Tax Court Refund Jurisdiction (Section 310).

This provision expands Tax Court jurisdiction to hear refund cases requesting refunds of tax or interest in the amount of $2,000,000 or less that would otherwise be heard in Federal District Court or the Court of Federal Claims.  The $2,000,000 cap on jurisdiction limits the Tax Court from overstepping the authority of the Joint Committee on Taxation from approving all refunds in excess of $2,000,000.  The provision does not address whether the $2,000,000 cap is inclusive or exclusive of overpayment interest.

Deficiency Procedures for Assessable Penalties (Section 311).

This provision allows, but does not appear to require, the IRS to use deficiency procedures for civil penalties which are automatically, but not otherwise, assessable, providing taxpayers an opportunity to petition the Tax Court before assessment.

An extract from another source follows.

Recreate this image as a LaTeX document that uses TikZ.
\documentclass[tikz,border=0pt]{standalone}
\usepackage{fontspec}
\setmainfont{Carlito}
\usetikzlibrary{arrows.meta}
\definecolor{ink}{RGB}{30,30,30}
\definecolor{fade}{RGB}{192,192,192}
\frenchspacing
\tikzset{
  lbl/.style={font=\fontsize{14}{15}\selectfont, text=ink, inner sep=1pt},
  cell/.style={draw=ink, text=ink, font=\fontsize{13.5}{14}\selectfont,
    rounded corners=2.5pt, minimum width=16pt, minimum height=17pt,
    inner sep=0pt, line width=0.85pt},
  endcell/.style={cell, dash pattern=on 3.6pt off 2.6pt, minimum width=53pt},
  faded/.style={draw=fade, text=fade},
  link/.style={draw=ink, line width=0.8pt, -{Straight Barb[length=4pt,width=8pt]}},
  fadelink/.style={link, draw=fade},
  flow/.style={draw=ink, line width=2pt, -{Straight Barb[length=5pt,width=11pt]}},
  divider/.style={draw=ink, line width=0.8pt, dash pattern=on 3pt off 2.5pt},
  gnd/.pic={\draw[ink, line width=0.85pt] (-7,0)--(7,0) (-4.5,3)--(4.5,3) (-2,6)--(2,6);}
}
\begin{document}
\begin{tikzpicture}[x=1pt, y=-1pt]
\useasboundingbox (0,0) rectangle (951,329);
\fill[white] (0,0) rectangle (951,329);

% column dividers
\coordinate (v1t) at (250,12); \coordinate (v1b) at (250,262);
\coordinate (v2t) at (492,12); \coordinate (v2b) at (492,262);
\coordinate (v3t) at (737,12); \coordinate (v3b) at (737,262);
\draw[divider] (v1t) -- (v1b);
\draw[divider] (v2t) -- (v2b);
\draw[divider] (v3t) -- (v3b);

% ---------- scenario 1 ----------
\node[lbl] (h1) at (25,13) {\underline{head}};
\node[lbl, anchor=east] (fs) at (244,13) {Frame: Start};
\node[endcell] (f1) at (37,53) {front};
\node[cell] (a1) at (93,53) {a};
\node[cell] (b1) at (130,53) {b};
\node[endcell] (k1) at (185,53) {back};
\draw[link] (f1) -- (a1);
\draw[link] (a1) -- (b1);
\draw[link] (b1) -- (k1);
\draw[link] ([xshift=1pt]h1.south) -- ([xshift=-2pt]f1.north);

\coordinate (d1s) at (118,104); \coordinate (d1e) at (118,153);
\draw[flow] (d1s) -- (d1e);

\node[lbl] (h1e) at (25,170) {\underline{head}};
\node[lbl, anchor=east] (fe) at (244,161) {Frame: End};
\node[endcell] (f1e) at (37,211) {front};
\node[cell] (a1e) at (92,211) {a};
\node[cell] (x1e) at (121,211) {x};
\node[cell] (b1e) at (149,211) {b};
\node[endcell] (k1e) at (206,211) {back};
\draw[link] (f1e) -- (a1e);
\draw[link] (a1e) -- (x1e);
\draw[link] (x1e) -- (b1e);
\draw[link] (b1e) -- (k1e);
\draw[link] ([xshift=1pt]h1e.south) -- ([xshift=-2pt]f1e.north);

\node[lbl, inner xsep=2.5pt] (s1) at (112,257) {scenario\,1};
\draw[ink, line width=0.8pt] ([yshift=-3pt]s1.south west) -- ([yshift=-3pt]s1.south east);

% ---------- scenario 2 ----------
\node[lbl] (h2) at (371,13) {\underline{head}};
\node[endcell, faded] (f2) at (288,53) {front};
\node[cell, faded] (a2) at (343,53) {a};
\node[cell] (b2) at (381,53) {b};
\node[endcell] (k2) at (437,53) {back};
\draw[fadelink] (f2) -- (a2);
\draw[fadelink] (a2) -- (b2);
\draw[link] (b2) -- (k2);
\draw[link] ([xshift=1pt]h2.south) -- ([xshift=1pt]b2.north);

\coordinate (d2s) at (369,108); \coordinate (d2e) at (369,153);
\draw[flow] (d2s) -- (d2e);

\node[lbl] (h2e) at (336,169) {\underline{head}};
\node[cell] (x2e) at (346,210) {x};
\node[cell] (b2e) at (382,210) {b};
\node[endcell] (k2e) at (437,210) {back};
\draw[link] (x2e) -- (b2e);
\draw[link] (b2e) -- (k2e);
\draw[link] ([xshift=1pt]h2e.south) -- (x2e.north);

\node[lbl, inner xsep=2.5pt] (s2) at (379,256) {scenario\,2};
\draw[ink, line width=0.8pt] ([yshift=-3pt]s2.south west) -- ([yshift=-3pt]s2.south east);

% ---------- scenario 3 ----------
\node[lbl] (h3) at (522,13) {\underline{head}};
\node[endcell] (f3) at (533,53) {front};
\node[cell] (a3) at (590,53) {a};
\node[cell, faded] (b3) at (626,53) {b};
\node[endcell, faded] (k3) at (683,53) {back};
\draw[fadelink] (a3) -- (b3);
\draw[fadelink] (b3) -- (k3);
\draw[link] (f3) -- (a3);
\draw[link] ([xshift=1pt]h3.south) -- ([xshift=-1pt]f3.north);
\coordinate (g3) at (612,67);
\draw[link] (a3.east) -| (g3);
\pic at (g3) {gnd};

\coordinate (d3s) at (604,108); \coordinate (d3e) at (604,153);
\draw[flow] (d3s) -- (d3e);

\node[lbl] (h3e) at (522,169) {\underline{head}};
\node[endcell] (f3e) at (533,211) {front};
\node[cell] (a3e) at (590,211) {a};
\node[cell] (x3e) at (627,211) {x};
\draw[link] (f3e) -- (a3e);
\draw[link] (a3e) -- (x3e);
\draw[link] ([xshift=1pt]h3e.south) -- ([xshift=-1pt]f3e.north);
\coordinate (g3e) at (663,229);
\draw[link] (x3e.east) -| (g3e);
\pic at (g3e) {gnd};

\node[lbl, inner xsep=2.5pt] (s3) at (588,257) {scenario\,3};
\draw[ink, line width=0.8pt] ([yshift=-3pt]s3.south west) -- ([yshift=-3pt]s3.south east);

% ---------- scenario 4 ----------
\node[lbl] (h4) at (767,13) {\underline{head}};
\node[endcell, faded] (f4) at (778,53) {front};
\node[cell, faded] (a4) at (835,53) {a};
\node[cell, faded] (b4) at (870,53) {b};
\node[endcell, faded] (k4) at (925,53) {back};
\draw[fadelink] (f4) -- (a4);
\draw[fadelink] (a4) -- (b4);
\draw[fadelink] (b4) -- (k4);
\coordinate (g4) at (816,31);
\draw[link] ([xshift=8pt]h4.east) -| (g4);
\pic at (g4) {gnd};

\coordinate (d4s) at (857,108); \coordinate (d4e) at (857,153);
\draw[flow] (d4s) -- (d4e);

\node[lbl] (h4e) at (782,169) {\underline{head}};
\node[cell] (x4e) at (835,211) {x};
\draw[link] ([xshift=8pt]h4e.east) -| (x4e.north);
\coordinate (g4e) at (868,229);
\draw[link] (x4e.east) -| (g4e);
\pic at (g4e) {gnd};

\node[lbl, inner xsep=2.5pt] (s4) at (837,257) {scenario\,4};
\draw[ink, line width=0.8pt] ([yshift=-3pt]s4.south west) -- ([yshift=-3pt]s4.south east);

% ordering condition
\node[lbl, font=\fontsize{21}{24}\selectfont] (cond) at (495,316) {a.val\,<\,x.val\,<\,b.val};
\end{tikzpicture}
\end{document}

Partial Payment Refund Suits (Section 312).

Under current law, taxpayers must fully pay all assessed tax for a tax period before filing a refund suit.  This provision creates an exception to this full-payment rule for taxpayers paying liabilities through installment agreements, periodic payment offers-in-compromise, or whose accounts are designated as currently not collectible.

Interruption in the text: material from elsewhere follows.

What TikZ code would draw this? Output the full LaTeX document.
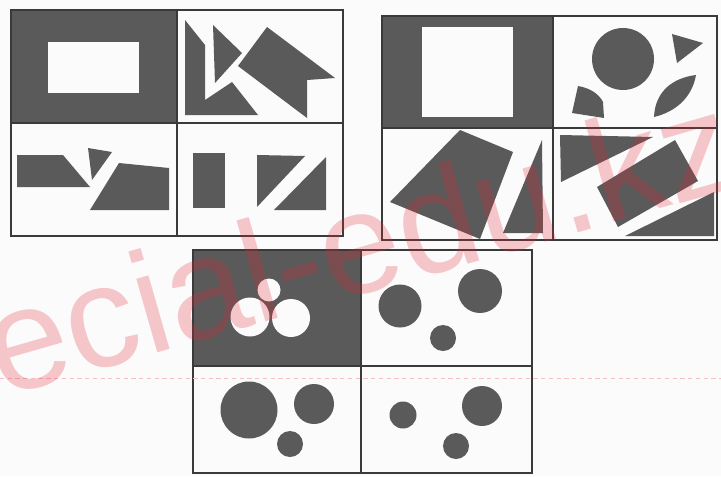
\documentclass[tikz,border=0pt]{standalone}
\usepackage{fontspec}
\newfontfamily\wmfont{Liberation Sans}
\definecolor{figInk}{HTML}{3A3A3A}
\definecolor{figGrey}{HTML}{5A5A5A}
\definecolor{figPaper}{HTML}{FBFBFB}
\definecolor{wmRed}{HTML}{E02A36}
\begin{document}
\begin{tikzpicture}[x=0.05cm,y=-0.05cm,
    cellbox/.style={draw=figInk,line width=1.6pt},
    piece/.style={fill=figGrey},
    hole/.style={fill=figPaper},
    wmtext/.style={text=wmRed,text opacity=0.25,inner sep=0pt,
      font=\wmfont\fontsize{206}{206}\selectfont}]
		\useasboundingbox[fill=figPaper] (0,0) rectangle (721,476);
		\fill[piece] (11,10) rectangle (177,123);
		\fill[hole] (48,42) rectangle (139,93);
		\fill[piece] (185,20)--(205,45)--(205,100)--(232,82)--(258,115)--(185,115)--cycle;
		\fill[piece] (213,25)--(242,53)--(215,83)--cycle;
		\fill[piece] (238,66)--(267,27)--(335,78)--(307,80)--(307,118)--cycle;
		\fill[piece] (17,155)--(63,155)--(90,187)--(17,187)--cycle;
		\fill[piece] (88,148)--(112,152)--(92,180)--cycle;
		\fill[piece] (119,163)--(169,168)--(169,210)--(90,210)--cycle;
		\fill[piece] (193,153) rectangle (225,208);
		\fill[piece] (257,155)--(305,156)--(257,207)--cycle;
		\fill[piece] (326,157)--(326,210)--(274,210)--cycle;
		\draw[cellbox] (11,10) rectangle (343,236) (177,10)--(177,236) (11,123)--(343,123);
		\fill[piece] (382,16) rectangle (553,128);
		\fill[hole] (422,27) rectangle (513,117);
		\fill[piece] (623,59) circle (31);
		\fill[piece] (672,34)--(703,43)--(677,63)--cycle;
		\fill[piece] (654,117) .. controls (655,92) and (672,78) .. (696,75)
			.. controls (692,98) and (675,112) .. (654,117)--cycle;
		\fill[piece] (578,86) .. controls (590,88) and (599,94) .. (603,102)--(604,118)--(572,113)--cycle;
		\fill[piece] (460,130)--(513,152)--(480,239)--(390,202)--cycle;
		\fill[piece] (542,140)--(543,233)--(503,233)--cycle;
		\fill[piece] (560,135)--(653,137)--(561,182)--cycle;
		\fill[piece] (597,187)--(675,140)--(698,181)--(618,227)--cycle;
		\fill[piece] (714,192)--(714,236)--(625,236)--cycle;
		\draw[cellbox] (382,16) rectangle (717,240) (553,16)--(553,240) (382,128)--(717,128);
		\fill[piece] (193,250) rectangle (361,366);
		\foreach \cx/\cy/\r in {250/317/19.5,291/318/19,269/290/11.5}{\fill[hole] (\cx,\cy) circle (\r);}
		\foreach \cx/\cy/\r in {400/306/21.5,480/291/22,443/338/13,249/410/28.5,314/404/20,
			290/444/13,403/415/13.5,482/406/20,456/446/13}{\fill[piece] (\cx,\cy) circle (\r);}
		\draw[cellbox] (193,250) rectangle (532,473) (361,250)--(361,473) (193,366)--(532,366);
		\draw[wmRed!30,line width=0.6pt,dash pattern=on 6pt off 5pt] (0,378)--(721,378);
		\node[wmtext,anchor=base west,rotate=16] (wmark) at (1,398) {ecial-edu.kz};
	\end{tikzpicture}
\end{document}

Small Tax Case Threshold (Section 313).

This provision increases the threshold for using simplified “small tax case” procedures in Tax Court (S-Cases) from $50,000 to $100,000 and would index the threshold for inflation.

Conclusion

Title III of the TAS Act recognizes that current legal processes and procedures are too complex and cumbersome for taxpayers and provide the IRS with an undeserved advantage.  By allowing pre-trial subpoenas, the TAS Act will encourage earlier settlements which will decrease costs and time for taxpayers.  By adding provisions addressing cases and appeals pending throughout the country, the TAS Act provides certainty.  By broadening the jurisdiction of the Tax Court – and confirming that filing deadlines are not jurisdictional – the TAS Act gives taxpayers more effective access to the Tax Court.  And by granting the Tax Court refund jurisdiction, the TAS Act provides a prepayment forum in certain cases and a less complicated procedural mechanism for taxpayers to recover money owed to them by the IRS.  In doing all of this, Title III of the TAS Act incorporates numerous proposals by the Office of the Taxpayer Advocate to help even the playing field with the IRS for taxpayers.